Affinity Maturation

It was observed long ago that the affinities of antibodies increase with time during immunization with a T-dependent antigen. When such an antigen is injected for the first time, it induces the occurrence of low-affinity IgM antibodies, which are rapidly replaced by IgG. This takes place in the first two weeks of the primary response. At the same time, an increase of the average affinity is usually observed. If the same antigen is given a second time, IgG antibodies are subsequently produced at a higher yield, and with an average affinity that is still increasing. This is characteristic of the secondary response, a phenomenon that may be repeated and amplified by multiple administrations of the antigen. This is why long-term immunization schedules are used whenever both high titers and high affinity are wanted. Affinity maturation, which is a unique property of B cells stimulated by T-dependent antigens, is the consequence of (1) the clonal organization of lymphocytes, (2) the expansion of clones that have been stimulated specifically by the antigen, and (3) the presence of a very peculiar mechanism that generates somatic mutations at each cellular division of stimulated B cells.

1. Antibody specificities are spread randomly in the huge collection of clones that represent at any given time the repertoire expressed by B lymphocytes that have rearranged their immunoglobulin genes and thus have IgM at their surface. Clones that are potentially reactive to the antigen proliferate, as the result of the cooperation between T cells and B cells and the phenomenon of antigen processing and presentation. This ensures that the first wave of antibodies are generally of low or moderate affinity.

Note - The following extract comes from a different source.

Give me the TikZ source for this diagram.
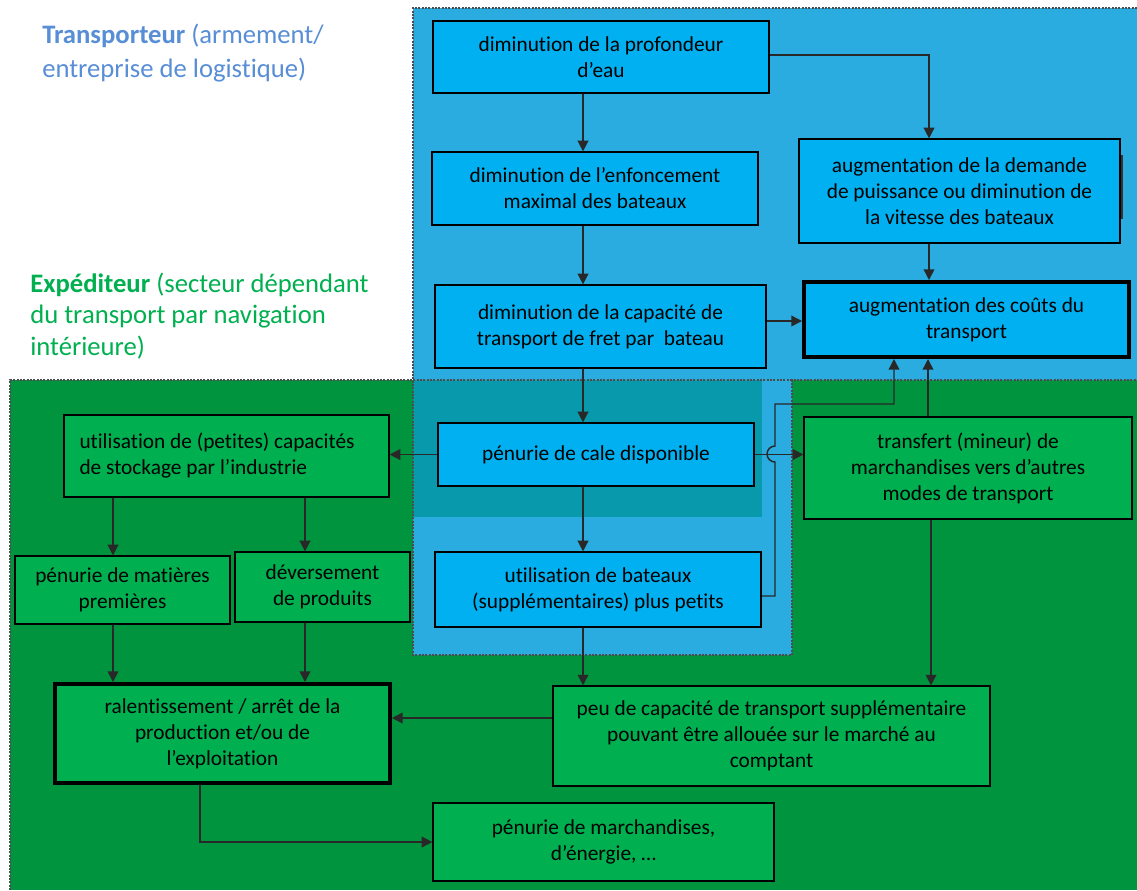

 2. As the immunization proceeds, expansion of the B-reactive cell population takes place, giving rapidly growing colonies, termed germinal centers, in secondary lymphoid organs (lymph nodes, tonsils, spleen). Germinal centers are highly organized structures that favor cell–cell interactions that will amplify local B-cell division and expansion.

 3. At the same time, somatic mutations will be triggered by a mechanism that is probably enzyme-driven, but still not completely elucidated. The rate of the mutations that are introduced is of the order of 1 × 10³ per base pair and per generation, which is excessively high. As a result of these mutations, some clones will gain affinity, whereas others will lose. One therefore needs mechanisms to select clones of high affinity and eliminate those of lower affinity; otherwise the system would expand indefinitely and explode. Stimulation by antigen will favor the saving and expansion of clones with the highest affinity, whereas apoptosis will operate on cells that did not receive stimuli as they lost recognition ability.

PCR and DNA sequencing at the level of single cells allowed the group of Rajewsky to trace the successive mutations that occurred at each cell division, so that it was possible to reconstruct a genealogical tree of these mutations within the germinal center. Interestingly, hypermutated cells can ultimately follow two types of differentiation: One leads to the terminal plasma cells, which will secrete circulating antibodies, and the other leads to the so-called memory cells that may persist for long periods of time and may be restimulated with great efficiency in the course of another run of immunization.

 The extraordinary plasticity and adaptability of the immune system are thus quite remarkable and allow it to respond efficiently to pathogens. Raising memory cells endowed with the ability to produce rapidly high-affinity antibodies is an obvious goal of vaccination.